Oscar Movies: Mrs. Miniver (1942)


Made in the tradition of MGM's glossy pictures, this noble film describes a middle-class English family during WWII. A strong moral booster and reaffirmation of the ideals of human suffering and fortitude in times of crisis, it was Hollywood's version of an “ordinary” family.

Oscar Nominations: 12

Picture, produced by Sidney Franklin
Director: William Wyler
Actress: Greer Garson
Actor: Walter Pidgeon
Supporting Actress: Teresa Wright
Supporting Actress: Dame May Whitty
Supporting Actor: Henry Travers
Screenplay: George Froeschel, James Hilton, Claudine West, and Arthur Wimperis
Cinematography (b/w): Joseph Ruttenberg
Editing: Harold F. Kress
Sound Recording: Douglas Shearer
Special Effects: Arnold Gillespie and Warren Newcombe (photographic); Douglas Shearer (sound)

Oscar Awards: 6

Supportig Actress: T. Wright

Oscar Context

Easily one of the worst films to have ever won the Best Picture Oscar. In 1942, Mrs. Miniver competed against The Invaders, Kings Row, The Magnificent Ambersons, The Pied Piper, The Pride of the Yankees, Random Harvest, The Talk of the Town, Wake Island, and Yankee Doodle Dandy.

Most of these films were patriotic flag-wavers, reflecting the surrounding reality of the U.S. 1941 entry into WWII. Next to “Mrs. Miniver,” the Gary Cooper sports biopic “The Pride of the Yankees,” was the most nominated (11) picture, though it won only one Oscar, for Daniel Mandell's editing.

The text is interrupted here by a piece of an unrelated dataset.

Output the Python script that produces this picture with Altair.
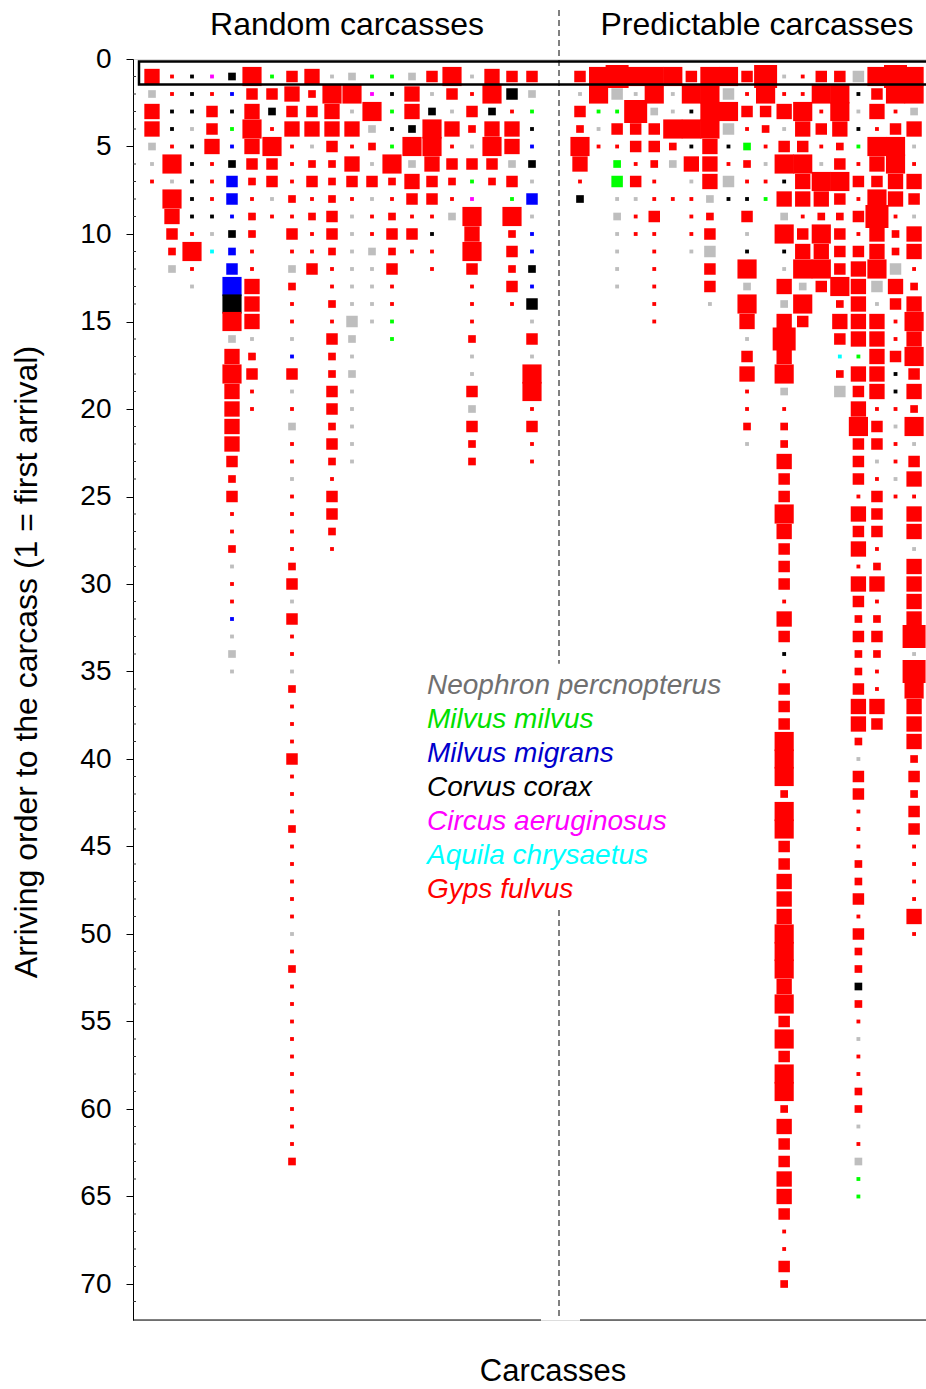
import altair as alt
import pandas as pd

# ---------------- data ----------------
SPECIES_CODES = ["n", "m", "k", "c", "a", "q", "g"]
SPECIES_NAMES = ["Neophron percnopterus", "Milvus milvus", "Milvus migrans",
                 "Corvus corax", "Circus aeruginosus", "Aquila chrysaetus", "Gyps fulvus"]
SQUARE_COLORS = ["#BEBEBE", "#00FF00", "#0000FF", "#000000", "#FF00FF", "#00FFFF", "#FF0000"]
TEXT_COLORS = ["#707070", "#00E000", "#0000CC", "#000000", "#FF00FF", "#00FFFF", "#FF0000"]

# each carcass: arrival order 1, 2, 3 ... ; token = species code + size class ("." = none)
RANDOM = [
    "g4 n2 g4 g4 n2 n1 g1",
    "g1 g1 c1 c1 g1 g5 n1 g5 g4 g3 g2 n2",
    "c1 c1 c1 n1 c1 c1 c1 c1 c1 g1 g5 g1 n1",
    "a1 g1 g3 g3 g4 g1 g1 g1 c1 n1 q1",
    "c2 k1 c1 m1 k1 c2 k3 k3 k1 c2 k2 k3 k5 c5 g5 n2 g4 g5 g4 g4 g4 g4 g3 g2 g3 g1 g1 g2 n1 g1 g1 k1 n1 n2 n1",
    "g5 g3 g4 g5 g4 g3 g2 g1 g2 g2 g1 g1 g4 g4 g4 n1 g2 g3 g1 g1",
    "m1 g3 c2 g1 g5 g3 g3 n1 g1",
    "g3 g4 g3 g4 g1 g1 g1 g2 g1 g3 g1 n2 g2 g1 g1 n1 k1 g3 n1 g1 n2 g1 g1 n1 g1 g1 g1 g1 g2 g3 "
    "n1 g3 g1 g1 n1 g2 g1 g1 g1 g3 g1 g1 g1 g2 g1 g1 g1 g1 g1 n1 g1 g2 g1 g1 g1 g1 g1 g1 g1 g1 g1 g1 g2",
    "g4 g2 g3 g4 n1 g2 g3 g1 g2 g1 g1 g3",
    "n1 g5 g4 g4 g3 g2 g2 g2 g3 g3 g2 g1 g1 g2 g1 g3 g2 g2 g3 g3 g2 g3 g2 g1 g3 g3 g2 g1",
    "n2 g5 n1 g4 g1 g4 g3 g1 n1 n1 n1 n1 n1 n1 n3 n2 n1 n2 n1 n1 n1 n1 n1",
    "m1 a1 g5 n2 g2 n1 g3 n1 g1 g1 n2 n1 n1 n1 n1",
    "m1 c1 m1 c1 m1 g5 g2 g1 g2 g3 g2 g3 g1 g1 m1 m1",
    "n2 g4 g4 c2 g5 n2 g4 g3 g1 g3 g1",
    "g3 n1 c2 g5 g5 g4 g3 g3 g1 c1 g1 g1",
    "g5 g3 n1 g4 g1 g3 g2 g1 n2",
    "n1 g1 g3 g2 n1 g3 m1 a1 g5 g4 g5 g3 g1 g1 g1 g2 n1 n1 g3 n2 g3 g2 g2",
    "g4 g5 c2 g4 g5 g3 g2",
    "g3 c3 g1 g4 g4 n2 g3 m1 g5 g2 g3 g2 g3 g1",
    "g3 n2 m1 c1 k1 c2 n1 k3 n1 k1 k1 c2 k1 c3 n1 g3 n1 g5 g5 g1 g3 g1 g1",
]

PREDICTABLE = [
    "g3 n1 g3 g2 g5 g4 g1 c2",
    "g5 g5 m1 n1 g1",
    "g6 n3 m1 g3 g1 m2 m3 n1 n2 n1 n1 n1 n1",
    "g5 n1 g6 g3 g3 g1 g3 n1 g1 g1",
    "g5 g5 n2 g3 g3 g2 g1 g1 g3 g1 g1 g1 g1 g1 g1",
    "g5 n1 n1 g5 g2 n2 . g1",
    "g3 g5 c1 g5 c1 g4 n1 g1 g1 g1 n1",
    "g5 g5 g5 g5 g4 g4 g4 n2 g2 g3 n3 g3 g3 n1",
    "g5 n3 g5 n3 c1 g1 n3 c1",
    "g3 g1 g3 g1 m2 g2 g1 c1 g3 n1 c1 g5 n2 g5 g4 n1 g3 g4 g1 g1 g2 n1",
    "g6 g5 g3 g2 g1 n1 g1 m1",
    "n1 g1 g4 n1 g3 g5 c1 g4 n2 g5 c1 n1 g4 n2 g4 g6 g4 g5 n2 g1 g2 g2 g4 g3 g3 "
    "g5 g4 g3 g3 g3 g1 g4 g3 c1 g1 g3 g3 g3 g5 g5 g5 "
    "g2 g5 g5 g3 g3 g4 g4 g4 g5 g5 g5 g4 g5 g3 g5 g3 g5 "
    "g5 g2 g4 g3 g3 g4 g4 g3 g1 g1 g3 g2",
    "g1 g1 g5 g4 g3 g5 g4 g4 g1 g3 g4 g5 n2 g5 g3",
    "g3 g5 g1 g3 g1 n1 g5 g4 g2 g5 g4 g5 g3",
    "g3 g5 g5 g4 g2 g3 g5 g3 g2 g3 g3 g3 g5 g2 g4 g3 q1 g2 n3",
    "n3 c1 n1 c1 m1 g1 g3 g1 g3 g1 g3 "
    "g4 g4 g4 g4 g4 m1 g4 g3 g4 g5 g3 g3 g3 g1 "
    "g4 g3 g4 g1 g4 g3 g2 g3 g2 g2 g3 g4 g4 g2 n1 g3 "
    "g3 g1 g1 g1 g2 g2 g3 g1 g3 g2 g2 c2 g2 g1 n1 g1 g1 "
    "g2 g2 n1 g1 n2 m1 m1",
    "g5 g3 g4 g1 g5 g4 g3 g5 g6 g4 g4 g5 n3 n1 g4 g4 g4 g4 g4 g1 g3 g3 n1 g1 g3 g3 g3 g1 g2 g4 "
    "g1 g2 g3 g2 g1 g1 g4 g3",
    "g6 g5 g1 g3 g5 g5 g4 g4 g1 g2 g2 n3 g4 g3 g1 g1 g3 c1 c1 g1 n1 g1 g1 n1 g1",
    "g5 g5 n2 g4 n1 g1 g4 g3 n1 g4 g4 g1 g2 g4 g5 g4 g5 g3 g4 g2 g5 n1 g3 g4 g1 g4 g4 n1 g4 g4 "
    "g4 g4 g6 n1 g6 g5 g4 g4 g4 g2 g3 g2 g3 g3 g1 g1 g1 g1 g4 g1",
]

Y_TICKS = list(range(0, 71, 5))
Y_MINOR = [v for v in range(1, 72) if v % 5 != 0]
GROUP_TITLES = ["Random carcasses", "Predictable carcasses"]

# ---------------- table ----------------
name_of = dict(zip(SPECIES_CODES, SPECIES_NAMES))
rows = []
for group, cols in (("Random", RANDOM), ("Predictable", PREDICTABLE)):
    for ci, col in enumerate(cols, start=1):
        for order, tok in enumerate(col.split(), start=1):
            if tok == ".":
                continue
            rows.append({"group": group, "carcass": ci, "order": order,
                         "species": name_of[tok[0]], "level": int(tok[1:])})
df = pd.DataFrame(rows)

# ---------------- layout ----------------
W, H = 793, 1261
PX_X, PX_Y = 20.0, 17.5          # pixels per x unit / per arrival step
XMIN = 0.05
XMAX = XMIN + W / PX_X
YMAX = H / PX_Y
FONT = "Liberation Sans"

xs = alt.Scale(domain=[XMIN, XMAX], nice=False, zero=False)
ys = alt.Scale(domain=[0, YMAX], reverse=True, nice=False, zero=False)

pts = alt.Chart(df).transform_calculate(
    pos="datum.group == 'Random' ? datum.carcass : 22.4 + (datum.carcass - 1) * 0.928"
).mark_square(opacity=1, strokeWidth=0).encode(
    x=alt.X("pos:Q", scale=xs, axis=None),
    y=alt.Y("order:Q", scale=ys,
            axis=alt.Axis(values=Y_TICKS, title=None, labelFontSize=28, labelFont=FONT,
                          labelColor="black", tickColor="black", domainColor="black",
                          tickSize=7, tickWidth=1, domainWidth=1, labelPadding=15,
                          grid=False)),
    color=alt.Color("species:N", scale=alt.Scale(domain=SPECIES_NAMES, range=SQUARE_COLORS), legend=None),
    size=alt.Size("level:Q", scale=alt.Scale(type="pow", exponent=2, domain=[0, 6], range=[0, 529]),
                  legend=None),
)

# small inward minor ticks on the y axis
minor = alt.Chart(pd.DataFrame({"y": Y_MINOR})).transform_calculate(
    x0=str(XMIN), x1=str(XMIN + 3 / PX_X)
).mark_rule(color="#333333", strokeWidth=1).encode(
    x=alt.X("x0:Q", scale=xs), x2="x1:Q", y=alt.Y("y:Q", scale=ys)
)

# frame around the first arrivals
box = alt.Chart(pd.DataFrame({"x": [0.35], "x2": [XMAX + 0.5], "y": [0.14], "y2": [1.46]})).mark_rect(
    fill=None, stroke="black", strokeWidth=2.5
).encode(x=alt.X("x:Q", scale=xs), x2="x2:Q", y=alt.Y("y:Q", scale=ys), y2="y2:Q")

# broken x axis line
xline = alt.Chart(pd.DataFrame({"x": [XMIN, 22.4], "x2": [20.45, XMAX], "y": [YMAX, YMAX]})).mark_rule(
    color="black", strokeWidth=1
).encode(x=alt.X("x:Q", scale=xs), x2="x2:Q", y=alt.Y("y:Q", scale=ys))

# dashed separator
sep = alt.Chart(pd.DataFrame({"x": [21.35], "y": [-2.8], "y2": [YMAX]})).mark_rule(
    color="black", strokeWidth=1, strokeDash=[6, 4]
).encode(x=alt.X("x:Q", scale=xs), y=alt.Y("y:Q", scale=ys), y2="y2:Q")

# group titles
titles = alt.Chart(pd.DataFrame({"t": GROUP_TITLES, "x": [10.75, 31.25], "y": [-1.94, -1.94]})).mark_text(
    fontSize=32, font=FONT, color="black", align="center", baseline="middle"
).encode(x=alt.X("x:Q", scale=xs), y=alt.Y("y:Q", scale=ys), text="t:N")

# axis titles
ytitle = alt.Chart(pd.DataFrame({"t": ["Arriving order to the carcass (1 = first arrival)"],
                                 "x": [-5.25], "y": [34.46]})).mark_text(
    fontSize=32, font=FONT, color="black", align="center", baseline="middle", angle=270
).encode(x=alt.X("x:Q", scale=xs), y=alt.Y("y:Q", scale=ys), text="t:N")

xtitle = alt.Chart(pd.DataFrame({"t": ["Carcasses"], "x": [21.05], "y": [75.0]})).mark_text(
    fontSize=31, font=FONT, color="black", align="center", baseline="middle"
).encode(x=alt.X("x:Q", scale=xs), y=alt.Y("y:Q", scale=ys), text="t:N")

# species key (white background hides the separator)
keybg = alt.Chart(pd.DataFrame({"x": [14.4], "x2": [29.8], "y": [34.55], "y2": [48.4]})).mark_rect(
    fill="white", stroke=None
).encode(x=alt.X("x:Q", scale=xs), x2="x2:Q", y=alt.Y("y:Q", scale=ys), y2="y2:Q")

leg = pd.DataFrame({"species": SPECIES_NAMES,
                    "x": [14.75] * 7,
                    "y": [35.85 + i * 1.935 for i in range(7)]})
legend = alt.Chart(leg).mark_text(
    fontSize=28, font=FONT, fontStyle="italic", align="left", baseline="middle"
).encode(
    x=alt.X("x:Q", scale=xs), y=alt.Y("y:Q", scale=ys), text="species:N",
    color=alt.Color("species:N", scale=alt.Scale(domain=SPECIES_NAMES, range=TEXT_COLORS), legend=None),
)

chart = alt.layer(pts, minor, box, xline, sep, keybg, titles, ytitle, xtitle, legend).resolve_scale(
    color="independent"
).properties(
    width=W, height=H,
    autosize=alt.AutoSizeParams(type="none"),
    padding={"left": 133, "top": 59, "right": 0, "bottom": 69},
).configure_view(stroke=None).configure(background="white")

chart.save("out.html", embed_options={"renderer": "svg", "actions": False})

“Mrs. Miniver” is one of the few films that have garnered nominations in all four acting categories: Actor, Actress, Supporting Actor and Supporting Actress; in fact, there were two women in the supporting league alone. Teresa Wright joined a small group of Academy actors, have who received lead and supporting nomination in the same year; Wright was also nominated for “Pride of the Yankees.”